What should worry Republicans most, however, is erosion of its strength in the West and in two states in particular: Colorado and Arizona. Fours years ago, Colorado was solidly Republican. Since then, Democrats have won a Senate seat, two House seats, the governorship, and both houses of the state legislature. At the state level, that's realignment.

In Arizona, Republicans dropped two House seats and Republican Senator John Kyl got a mild scare. Kyl, by the way, may be finest and most able senator in Washington. He's certainly in the top five. Meanwhile, Democratic Governor Janet Napolitano cruised to victory.
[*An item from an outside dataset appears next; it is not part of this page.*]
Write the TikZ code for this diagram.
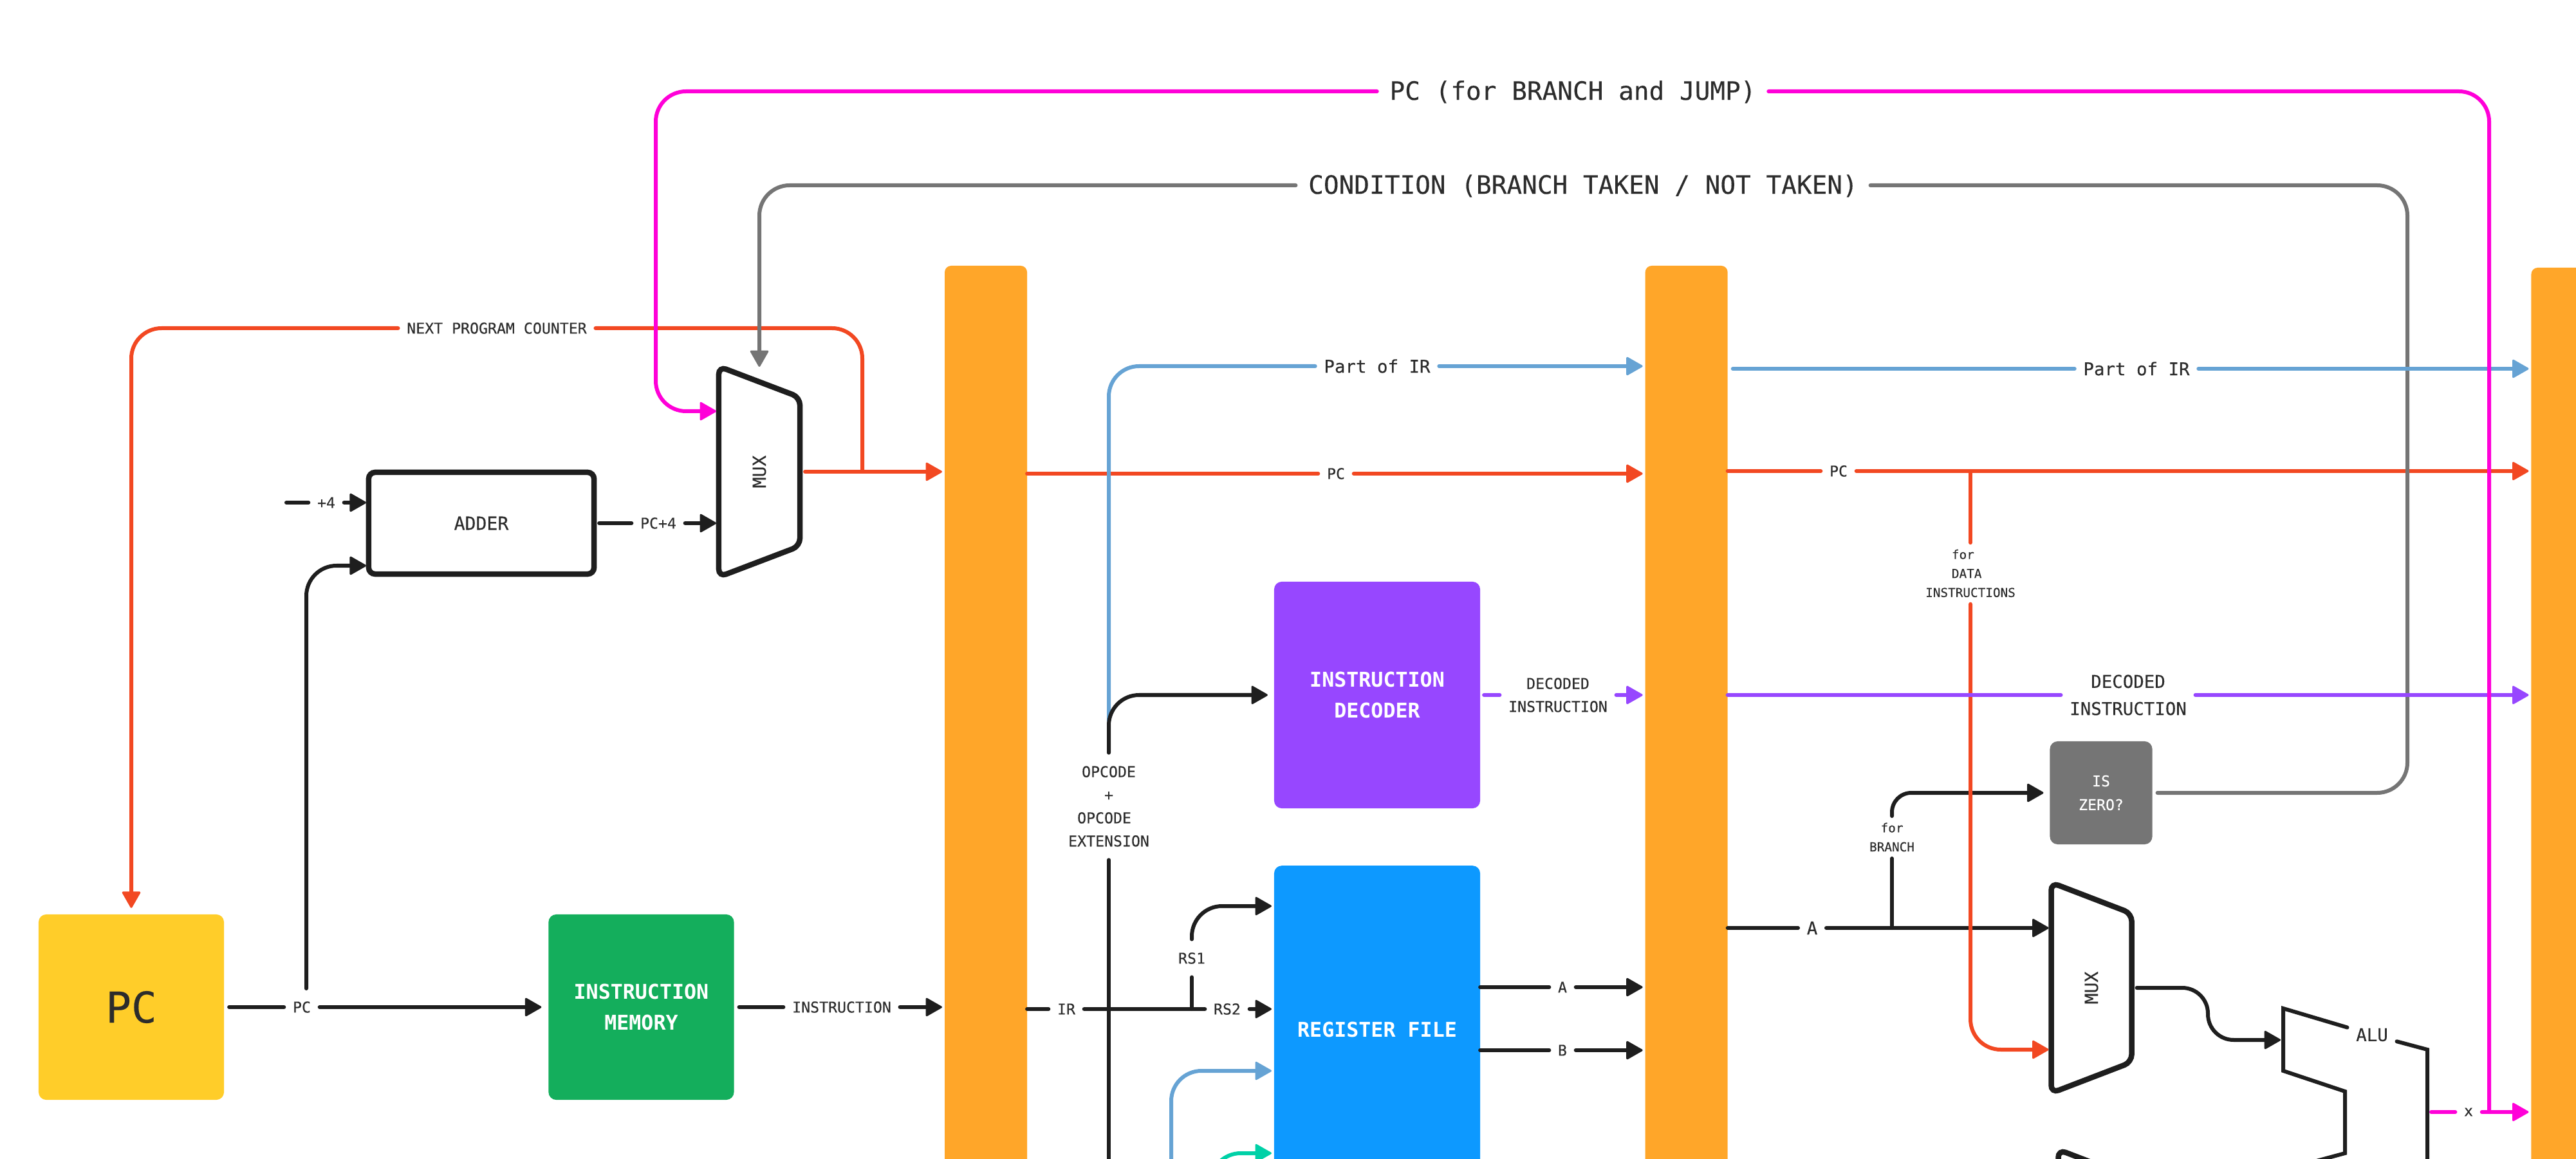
\documentclass[tikz,border=0pt]{standalone}
\usepackage{fontspec}
\setmainfont[FakeBold=0.2,BoldFont={DejaVu Sans Mono Bold},BoldFeatures={FakeBold=0}]{DejaVu Sans Mono}
\usetikzlibrary{arrows.meta,positioning}
\definecolor{pcyellow}{HTML}{FFCD29}
\definecolor{memgreen}{HTML}{14AE5C}
\definecolor{decpurple}{HTML}{9747FF}
\definecolor{regblue}{HTML}{0D99FF}
\definecolor{stageorange}{HTML}{FFA629}
\definecolor{zerogray}{HTML}{757575}
\definecolor{wirered}{HTML}{F24822}
\definecolor{wireblue}{HTML}{66A3D4}
\definecolor{wireteal}{HTML}{00D1A7}
\definecolor{wirepink}{HTML}{FF00D8}
\definecolor{ink}{HTML}{1E1E1E}
\definecolor{labelink}{HTML}{2C2C2C}
\begin{document}
\begin{tikzpicture}[
  x=0.01cm,y=-0.01cm,
  box/.style={rounded corners=0.12cm,align=center,inner sep=0pt,outer sep=0pt,text=white,
    font=\fontsize{9}{13.7}\selectfont\bfseries},
  stagebar/.style={fill=stageorange,rounded corners=0.1cm,inner sep=0pt,outer sep=0pt,
    minimum width=1.28cm,minimum height=16cm},
  muxbox/.style={inner sep=0pt,outer sep=0pt,text=labelink,font=\fontsize{8}{10}\selectfont},
  muxline/.style={ink,line width=0.085cm,rounded corners=0.12cm},
  lbl/.style={align=center,inner xsep=0.13cm,inner ysep=0.1cm,text=labelink,
    font=\fontsize{6.6}{10.2}\selectfont},
  lblbig/.style={lbl,inner xsep=0.19cm,text height=0.75em,text depth=0pt,
    font=\fontsize{11.2}{13}\selectfont},
  lblmid/.style={lbl,font=\fontsize{7.8}{12}\selectfont},
  lblsmall/.style={lbl,font=\fontsize{5.5}{8.4}\selectfont},
  w/.style={line width=0.06cm,line cap=round,draw=#1,rounded corners=0.47cm},
  w/.default=ink,
  a/.style={w=#1,-{Triangle[length=2.7mm,width=3mm,round,line width=0.03cm]},
    shorten >=0.04cm},
  a/.default=ink
]
\useasboundingbox (0,0) rectangle (4003,1801);
\clip (0,0) rectangle (4003,1801);

\node[box,fill=pcyellow,text=labelink,minimum width=2.88cm,minimum height=2.88cm,
  font=\fontsize{18.8}{22}\selectfont] (pc) at (204,1565) {PC};
\node[box,fill=memgreen,minimum width=2.88cm,minimum height=2.88cm,right=5.04cm of pc]
  (imem) {INSTRUCTION\\MEMORY};
\node[draw=ink,line width=0.085cm,rounded corners=0.1cm,minimum width=3.5cm,
  minimum height=1.58cm,inner sep=0pt,outer sep=0pt,text=labelink,
  font=\fontsize{8}{10}\selectfont] (adder) at (748,813) {ADDER};
\node[muxbox,minimum width=1.26cm,minimum height=3.27cm] (muxa) at (1180,733)
  {\rotatebox{90}{MUX}};
\node[stagebar,anchor=north west] (stagea) at (1468,413) {};
\node[stagebar,right=9.6cm of stagea] (stageb) {};
\node[stagebar,right=12.48cm of stageb,yshift=-0.03cm] (stagec) {};
\node[box,fill=decpurple,minimum width=3.2cm,minimum height=3.52cm] (decoder)
  at (2140,1080) {INSTRUCTION\\DECODER};
\node[box,fill=regblue,minimum width=3.2cm,minimum height=5.1cm,below=0.89cm of decoder]
  (regfile) {REGISTER FILE};
\node[box,fill=zerogray,minimum width=1.59cm,minimum height=1.6cm,
  font=\fontsize{6.6}{10.5}\selectfont] (iszero) at (3265,1232) {IS\\ZERO?};
\node[muxbox,minimum width=1.25cm,minimum height=3.27cm] (muxb) at (3250,1535)
  {\rotatebox{90}{MUX}};
\node[muxbox,minimum width=1.25cm,minimum height=3.27cm] (muxc) at (3261,1950) {};

\foreach \m in {muxa,muxb,muxc}
  \draw[muxline] (\m.north west) -- ([yshift=-0.48cm]\m.north east)
    -- ([yshift=0.48cm]\m.south east) -- (\m.south west) -- cycle;

\node[lblbig] (lblbranch) at (2444,142) {PC (for BRANCH and JUMP)};
\node[lblbig] (lblcond) at (2460,288) {CONDITION (BRANCH TAKEN / NOT TAKEN)};
\node[lbl] (lblnext) at (772,510) {NEXT PROGRAM COUNTER};
\node[lbl] (lblfour) at (507,781) {+4};
\node[lbl] (lblpcfour) at (1023,813) {PC+4};
\node[lbl] (lblpc) at (469,1565) {PC};
\node[lbl] (lblinstr) at (1308,1565) {INSTRUCTION};
\node[lblmid] (lblparta) at (2140,569) {Part of IR};
\node[lblmid] (lblpartb) at (3320,573) {Part of IR};
\node[lbl] (lblpca) at (2076,736) {PC};
\node[lbl] (lblpcb) at (2857,732) {PC};
\node[lbl] (lbldeca) at (2421,1080) {DECODED\\INSTRUCTION};
\node[lblmid] (lbldecb) at (3307,1080) {DECODED\\INSTRUCTION};
\node[lbl,inner ysep=0.2cm] (lblop) at (1723,1253)
  {OPCODE\\+\\OPCODE\hphantom{x}\\EXTENSION};
\node[lbl] (lblir) at (1657,1568) {IR};
\node[lbl,inner ysep=0.2cm] (lblrsa) at (1852,1489) {RS1};
\node[lbl] (lblrsb) at (1907,1568) {RS2};
\node[lbl] (lblaa) at (2428,1534) {A};
\node[lbl] (lblba) at (2428,1632) {B};
\node[lblmid] (lblab) at (2816,1442) {A};
\node[lblsmall] (lblbr) at (2940,1301) {for\\BRANCH};
\node[lblsmall] (lbldata) at (3062,891) {for\hphantom{xx}\\DATA\hphantom{x}\\INSTRUCTIONS};
\node[lblmid] (lblalu) at (3686,1608) {ALU};
\node[lbl] (lblx) at (3836,1728) {x};

\coordinate (fourin) at (445,781);
\coordinate (pctap) at (476,1536);
\coordinate (nexttap) at (1340,733);
\coordinate (partsrc) at (1723,1120);
\coordinate (opend) at (1723,1900);
\coordinate (rstap) at (1852,1568);
\coordinate (bluein) at (1820,1900);
\coordinate (tealin) at (1881,1900);
\coordinate (datatap) at (3062,732);
\coordinate (brtap) at (2940,1442);
\coordinate (xtap) at (3868,1728);
\coordinate (aluout) at (3778,1728);
\coordinate (aluin) at (3548,1616);

\draw[w,shorten <=0.08cm] (pc) -- (lblpc);
\draw[a,shorten >=0.11cm] (lblpc) -- (imem);
\draw[a] (pctap) |- (adder.west |- 0,879);
\draw[w] (fourin) -- (lblfour);
\draw[a] (lblfour) -- (adder.west |- lblfour);
\draw[w,shorten <=0.08cm] (adder) -- (lblpcfour);
\draw[a] (lblpcfour) -- (muxa.west |- lblpcfour);
\draw[w,shorten <=0.08cm] (imem) -- (lblinstr);
\draw[a] (lblinstr) -- (stagea.west |- lblinstr);

\draw[w] (stagea.east |- lblir) -- (lblir);
\draw[w] (lblir) -- (lblrsb);
\draw[a] (lblrsb) -- (regfile.west |- lblrsb);
\draw[w] (rstap) -- (lblrsa);
\draw[a] (lblrsa) |- (regfile.west |- 0,1408);
\draw[w] (lblop) -- (opend);
\draw[a=wireblue] (bluein) |- (regfile.west |- 0,1664);
\draw[a=wireteal] (tealin) |- (regfile.west |- 0,1792);
\draw[w] (regfile.east |- lblaa) -- (lblaa);
\draw[a] (lblaa) -- (stageb.west |- lblaa);
\draw[w] (regfile.east |- lblba) -- (lblba);
\draw[a] (lblba) -- (stageb.west |- lblba);
\draw[w=decpurple,shorten <=0.06cm] (decoder) -- (lbldeca);
\draw[a=decpurple] (lbldeca) -- (stageb.west |- lbldeca);

\draw[w] (stageb.east |- lblab) -- (lblab);
\draw[a] (lblab) -- (muxb.west |- lblab);
\draw[w] (brtap) -- (lblbr);
\draw[a,rounded corners=0.3cm,shorten >=0.1cm] (lblbr) |- (iszero.west);
\draw[a,rounded corners=0.4cm] ([xshift=0.08cm]muxb.east) -- (3431,1535) -- (3431,1616) -- (aluin);

\draw[w=wirered] (nexttap) |- (lblnext);
\draw[a=wirered,shorten >=0.1cm] (lblnext) -| (pc);
\draw[a=wirered,shorten <=0.08cm] (muxa.east) -- (stagea.west |- muxa);
\draw[w=wirered] (stagea.east |- lblpca) -- (lblpca);
\draw[a=wirered] (lblpca) -- (stageb.west |- lblpca);
\draw[w=wirered] (stageb.east |- lblpcb) -- (lblpcb);
\draw[a=wirered] (lblpcb) -- (stagec.west |- lblpcb);
\draw[w=wirered] (datatap) -- (lbldata);
\draw[a=wirered] (lbldata) |- (muxb.west |- 0,1631);

\draw[w=wireblue] (partsrc) |- (lblparta);
\draw[a=wireblue] (lblparta) -- (stageb.west |- lblparta);
\draw[a,shorten >=0.1cm] (lblop) |- (decoder.west);

\draw[w=zerogray,shorten <=0.08cm] (iszero) -| (3741,288) -- (lblcond);
\draw[a=zerogray] (lblcond) -| (muxa.north |- 0,574);

\draw[w=wireblue,shorten <=0.08cm] (stageb.east |- lblpartb) -- (lblpartb);
\draw[a=wireblue] (lblpartb) -- (stagec.west |- lblpartb);
\draw[w=decpurple] (stageb.east |- lbldecb) -- (lbldecb);
\draw[a=decpurple] (lbldecb) -- (stagec.west |- lbldecb);

\draw[w=wirepink] (lblbranch) -| (xtap);
\draw[a=wirepink] (lblbranch) -| (1019,639) -- (muxa.west |- 0,639);
\draw[w=wirepink] (aluout) -- (lblx);
\draw[a=wirepink] (lblx) -- (stagec.west |- lblx);

\draw[ink,line width=0.06cm,line cap=round] (lblalu) -- (3548,1567) -- (3548,1664)
  -- (3644,1696) -- (3644,1792) -- (3548,1818);
\draw[ink,line width=0.06cm,line cap=round] (lblalu) -- (3772,1631) -- (3772,1900);
\end{tikzpicture}
\end{document}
The bottom line is this: Colorado and Arizona may not be there for Republicans in the 2008 presidential race. Of course, everything depends on the actual candidates, but these two states start out as presidential swing states. This is a new development.
Barnes also pointed out that Virginia may be slipping from it's Republican hold.
Virginia is now worrisome for Republicans, even if Senator George Allen wins reelection via recount. It has become more a middle Atlantic than a Southern state, as University of Virginia professor Larry Sabato notes. (Sabato, by the way, picked the outcome in the House and Senate almost perfectly.) Republicans have lost the Washington suburbs of northern Virginia, which have grown into a third of the state's vote. And Representative Thelma Drake almost lost her House seat in the Norfolk-Virginia Beach area, a Republican stronghold heavily populated with active duty and retired military.


Big steps on tip toes

Although a part of me wants revenge and instant gratification I realize that we have to look at long haul. This brings us to Steve Soto's excellent analysis.
A scan of the center-left blogs today reveals that many folks want the Democrats to take their gains last night and use this perceived capital for an aggressive legislative platform. Pelosi cannot afford to do this. The GOP lost the independents last night, who went for the Democrats. The sooner the Democrats take steps to lock in those gains, keep those new voters in a coalition, and compete everywhere outside of the South, the sooner Rove's murder of the GOP will be complete.

Yes, many of the prospective new Democratic committee chairs are liberals, but a sizeable number of the new members of the Democratic caucus in both houses next year will not be. You cannot now threaten those gains from last night by pushing issues that endanger purple and red-district pickups. Pelosi needs to pursue a two-pronged strategy of addressing the base's concerns through a return to congressional oversight, while pushing through a moderate, successful legislative agenda that allows for us to pick off moderate Republicans and splinter their caucus. As I have said before, a bipartisan foreign policy matched with a moderate domestic agenda based on reform, economic fairness, and a focus on Main Street rather than Wall Street can yield lasting gains for the Democrats.
We need to learn a lesson from the Republicans. They lost because they lost independents and moderates. I seem to recall that happened to the Democrats a few years ago so let's not go down that road again. But at the same time we have to make sure that the neocons and theocrats are buried in garbage dump of history. That includes the likes of Marshall Wittmann.